Tonight brings the moment Downton Abbey fans have been waiting for — the première of Season 3 on PBS.
Julian Fellowes, Downton Abbey’s creator and writer, has provided plenty of reasons to tune in to the British-made series, which begins tonight at 9.
Highlights include:
• Shirley MacLaine as an American visitor, talking smack with British in-law Violet (Maggie Smith), each wittily knocking the other’s nation and values. Mac-Laine wears pasty, kabuki-like makeup as armour; Smith meets insults with world-weary eyes.

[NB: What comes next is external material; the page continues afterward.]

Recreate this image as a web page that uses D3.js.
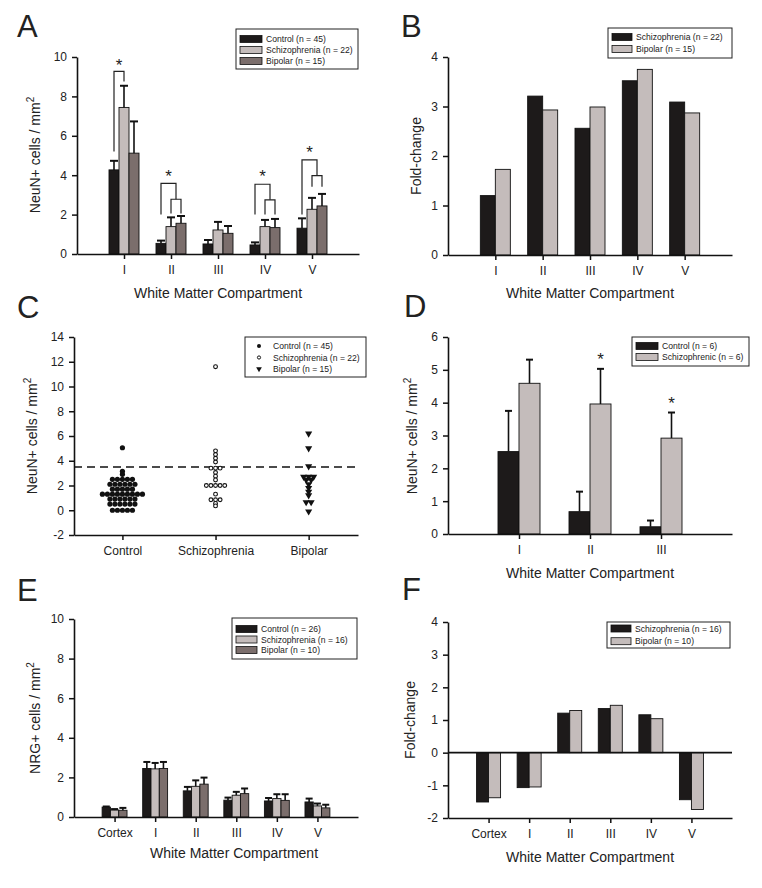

• Michelle Dockery keeping it real as Lady Mary, who finally loves Matthew (Dan Stevens) while barely softening her sharp edges and steely devotion to family tradition. Bonus: The willowy actress was born to wear sleek 1920s dresses.
• Stevens as golden-boy Matthew Crawley is still conflicted about his future role as lord of the manor. A side game: See if Stevens, smart as he is, looks distracted by the novels he was reading on the set as a judge for Britain’s Man Booker Prize.

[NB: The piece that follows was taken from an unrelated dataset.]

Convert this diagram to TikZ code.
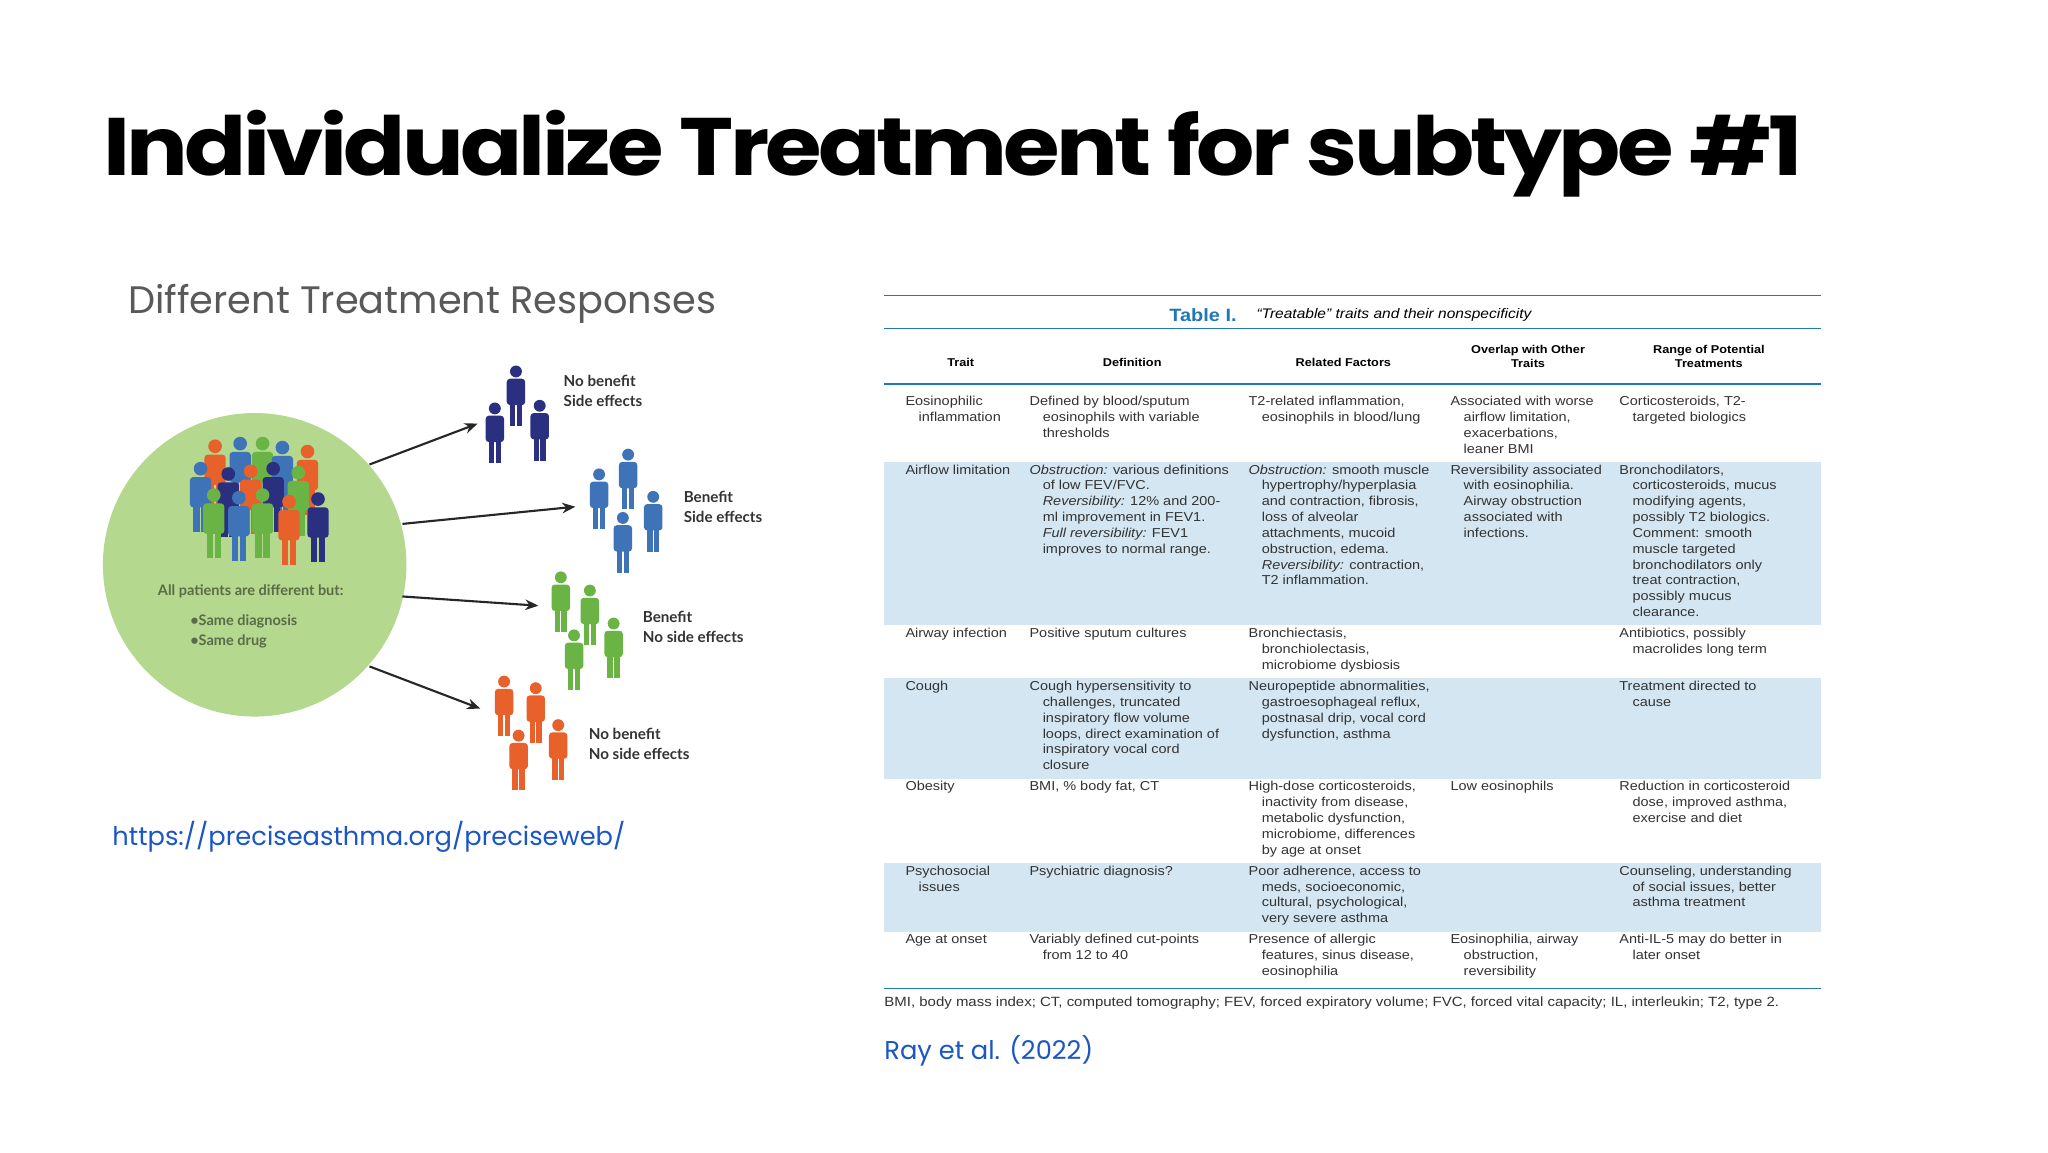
\documentclass[tikz,border=0pt]{standalone}
\usepackage{fontspec}
\usepackage{graphicx}
\setmainfont[FakeStretch=1.12]{Liberation Sans}
\newfontfamily\pop{Poppins}
\newfontfamily\popt[LetterSpace=-4]{Poppins}
\newfontfamily\lat{Lato}
\usetikzlibrary{arrows.meta}
\definecolor{navyc}{HTML}{2B2F7F}
\definecolor{bluec}{HTML}{3F73B8}
\definecolor{greenc}{HTML}{6AB445}
\definecolor{orangec}{HTML}{E8602A}
\definecolor{circc}{HTML}{B3D88E}
\definecolor{rowc}{HTML}{D3E6F2}
\definecolor{tblue}{HTML}{1F78B4}
\definecolor{linkc}{HTML}{1A56C4}
\definecolor{txt}{HTML}{333333}
\tikzset{
 person/.pic={\fill (0,4.5) circle (4.5);
   \fill[rounded corners=2.5] (-7,10) rectangle (7,30);
   \fill (-4.7,27) rectangle (-0.5,46); \fill (0.5,27) rectangle (4.7,46);},
 cellst/.style={anchor=north west,inner sep=0,align=left,text=txt,font=\fontsize{9.8}{12}\selectfont},
 hd/.style={inner sep=0,align=center,text=black,font=\bfseries\fontsize{8.6}{10.5}\selectfont},
 lbl/.style={anchor=north west,inner sep=0,align=left,text=txt,font=\lat\bfseries\fontsize{11.5}{15}\selectfont},
 arr/.style={-{Stealth[length=10pt,width=8pt]},line width=1.6pt,black!85},
 tline/.style={tblue,line width=1.1pt}
}
\newcommand{\ind}{\hspace*{10pt}}
\begin{document}
\begin{tikzpicture}[x=1pt,y=-1pt]
\useasboundingbox (0,0) rectangle (1552,873);
\fill[white] (0,0) rectangle (1552,873);
% title
\node[anchor=base west,inner sep=0] (title) at (78,133) {\scalebox{1}[0.89]{\resizebox{1288pt}{!}{\popt\bfseries Individualize Treatment for subtype \#1}}};
\node[anchor=south west,inner sep=0,text=black!65,font=\pop\fontsize{29}{34}\selectfont] (sub) at (97,245) {Different Treatment Responses};
% circle
\fill[circc] (193,428) ellipse (115 and 115);
\node[inner sep=0,text=black!50!circc,font=\lat\bfseries\fontsize{11}{14}\selectfont] (allp) at (190,448) {All patients are different but:};
\node[anchor=north west,inner sep=0,align=left,text=black!50!circc,font=\lat\bfseries\fontsize{11}{15}\selectfont] (same) at (144,466) {•Same diagnosis\\•Same drug};
% crowd
\foreach \x/\y/\c in {163/333/orangec,182/331/bluec,199/331/greenc,214/334/bluec,233/337/orangec,
 152/350/bluec,173/354/navyc,190/352/orangec,207/350/navyc,226/353/greenc,
 162/370/greenc,181/372/bluec,199/370/greenc,219/375/orangec,241/373/navyc}
 \pic[color=\c,scale=1.15] at (\x,\y) {person};
% groups
\foreach \x/\y in {391/277,375/305,409/303} \pic[color=navyc] at (\x,\y) {person};
\foreach \x/\y in {476/340,454/355,495/372,472/388} \pic[color=bluec] at (\x,\y) {person};
\foreach \x/\y in {425/433,447/443,465/468,435/477} \pic[color=greenc] at (\x,\y) {person};
\foreach \x/\y in {382/512,406/517,423/545,393/553} \pic[color=orangec] at (\x,\y) {person};
\coordinate (a1s) at (280,352); \coordinate (a1e) at (362,321);
\coordinate (a2s) at (305,397); \coordinate (a2e) at (436,384);
\coordinate (a3s) at (305,452); \coordinate (a3e) at (408,459);
\coordinate (a4s) at (280,505); \coordinate (a4e) at (364,537);
\draw[arr] (a1s)--(a1e); \draw[arr] (a2s)--(a2e); \draw[arr] (a3s)--(a3e); \draw[arr] (a4s)--(a4e);
\node[lbl] (l1) at (427,284) {No benefit\\Side effects};
\node[lbl] (l2) at (518,372) {Benefit\\Side effects};
\node[lbl] (l3) at (487,463) {Benefit\\No side effects};
\node[lbl] (l4) at (446,552) {No benefit\\No side effects};
\node[anchor=south west,inner sep=0,text=linkc,font=\pop\fontsize{19.5}{22}\selectfont] (url) at (85,646) {https://preciseasthma.org/preciseweb/};
% table rows
\fill[rowc] (670,350) rectangle (1380,474);
\fill[rowc] (670,514) rectangle (1380,590);
\fill[rowc] (670,654) rectangle (1380,706);
\draw[tline] (670,224)--(1380,224);
\draw[tline] (670,249)--(1380,249);
\draw[tline] (670,291)--(1380,291);
\draw[tline] (670,749)--(1380,749);
\node[anchor=west,inner sep=0,text=tblue,font=\bfseries\fontsize{13.5}{15}\selectfont] (tcap) at (886,238.5) {Table I.};
\node[anchor=west,inner sep=0,font=\itshape\fontsize{10.5}{12}\selectfont] (tcap2) at (952,239) {“Treatable” traits and their nonspecificity};
\node[hd] (h1) at (728,275) {Trait};
\node[hd] (h2) at (858,275) {Definition};
\node[hd] (h3) at (1018,275) {Related Factors};
\node[hd] (h4) at (1158,270) {Overlap with Other\\Traits};
\node[hd] (h5) at (1295,270) {Range of Potential\\Treatments};
% row 1
\node[cellst] (c11) at (686,300) {Eosinophilic\\\ind inflammation};
\node[cellst] (c12) at (780,300) {Defined by blood/sputum\\\ind eosinophils with variable\\\ind thresholds};
\node[cellst] (c13) at (946,300) {T2-related inflammation,\\\ind eosinophils in blood/lung};
\node[cellst] (c14) at (1099,300) {Associated with worse\\\ind airflow limitation,\\\ind exacerbations,\\\ind leaner BMI};
\node[cellst] (c15) at (1227,300) {Corticosteroids, T2-\\\ind targeted biologics};
% row 2
\node[cellst] (c21) at (686,352) {Airflow limitation};
\node[cellst] (c22) at (780,352) {\textit{Obstruction:} various definitions\\\ind of low FEV/FVC.\\\ind \textit{Reversibility:} 12\% and 200-\\\ind ml improvement in FEV1.\\\ind \textit{Full reversibility:} FEV1\\\ind improves to normal range.};
\node[cellst] (c23) at (946,352) {\textit{Obstruction:} smooth muscle\\\ind hypertrophy/hyperplasia\\\ind and contraction, fibrosis,\\\ind loss of alveolar\\\ind attachments, mucoid\\\ind obstruction, edema.\\\ind \textit{Reversibility:} contraction,\\\ind T2 inflammation.};
\node[cellst] (c24) at (1099,352) {Reversibility associated\\\ind with eosinophilia.\\\ind Airway obstruction\\\ind associated with\\\ind infections.};
\node[cellst] (c25) at (1227,352) {Bronchodilators,\\\ind corticosteroids, mucus\\\ind modifying agents,\\\ind possibly T2 biologics.\\\ind Comment: smooth\\\ind muscle targeted\\\ind bronchodilators only\\\ind treat contraction,\\\ind possibly mucus\\\ind clearance.};
% row 3
\node[cellst] (c31) at (686,476) {Airway infection};
\node[cellst] (c32) at (780,476) {Positive sputum cultures};
\node[cellst] (c33) at (946,476) {Bronchiectasis,\\\ind bronchiolectasis,\\\ind microbiome dysbiosis};
\node[cellst] (c35) at (1227,476) {Antibiotics, possibly\\\ind macrolides long term};
% row 4
\node[cellst] (c41) at (686,516) {Cough};
\node[cellst] (c42) at (780,516) {Cough hypersensitivity to\\\ind challenges, truncated\\\ind inspiratory flow volume\\\ind loops, direct examination of\\\ind inspiratory vocal cord\\\ind closure};
\node[cellst] (c43) at (946,516) {Neuropeptide abnormalities,\\\ind gastroesophageal reflux,\\\ind postnasal drip, vocal cord\\\ind dysfunction, asthma};
\node[cellst] (c45) at (1227,516) {Treatment directed to\\\ind cause};
% row 5
\node[cellst] (c51) at (686,592) {Obesity};
\node[cellst] (c52) at (780,592) {BMI, \% body fat, CT};
\node[cellst] (c53) at (946,592) {High-dose corticosteroids,\\\ind inactivity from disease,\\\ind metabolic dysfunction,\\\ind microbiome, differences\\\ind by age at onset};
\node[cellst] (c54) at (1099,592) {Low eosinophils};
\node[cellst] (c55) at (1227,592) {Reduction in corticosteroid\\\ind dose, improved asthma,\\\ind exercise and diet};
% row 6
\node[cellst] (c61) at (686,656) {Psychosocial\\\ind issues};
\node[cellst] (c62) at (780,656) {Psychiatric diagnosis?};
\node[cellst] (c63) at (946,656) {Poor adherence, access to\\\ind meds, socioeconomic,\\\ind cultural, psychological,\\\ind very severe asthma};
\node[cellst] (c65) at (1227,656) {Counseling, understanding\\\ind of social issues, better\\\ind asthma treatment};
% row 7
\node[cellst] (c71) at (686,708) {Age at onset};
\node[cellst] (c72) at (780,708) {Variably defined cut-points\\\ind from 12 to 40};
\node[cellst] (c73) at (946,708) {Presence of allergic\\\ind features, sinus disease,\\\ind eosinophilia};
\node[cellst] (c74) at (1099,708) {Eosinophilia, airway\\\ind obstruction,\\\ind reversibility};
\node[cellst] (c75) at (1227,708) {Anti-IL-5 may do better in\\\ind later onset};
\node[anchor=west,inner sep=0,text=txt] (foot) at (670,760) {\resizebox{678pt}{!}{\fontsize{8.6}{10}\selectfont BMI, body mass index; CT, computed tomography; FEV, forced expiratory volume; FVC, forced vital capacity; IL, interleukin; T2, type 2.}};
\node[anchor=south west,inner sep=0,text=linkc,font=\pop\fontsize{19.5}{22}\selectfont] (ray) at (670,808) {Ray et al. (2022)};
\end{tikzpicture}
\end{document}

• Fellows’ charming faith in the tender side of revolutionaries, at least ones that mate with landed gentry. Irish chauffeur-turned-activist Tom Branson (Allen Leech), who previously turned moist-eyed over the murder of the Russian royal family, loses it again in this season over fiery political warfare.
• Fashion and its evolution, as Downton’s upstairs ladies move from lovely but fussy wardrobes to sassier, clean-lined garb and (except for steadfast Mary) shorter hair, reflections of liberating changes that include the promise of universal suffrage — that means the vote — for all British women.
• Cultural, medical and other period tidbits, which are fascinating and a reminder that wise historians never would choose to live in a time before their own. In one instance, a character who may have cancer is told that test results will take weeks.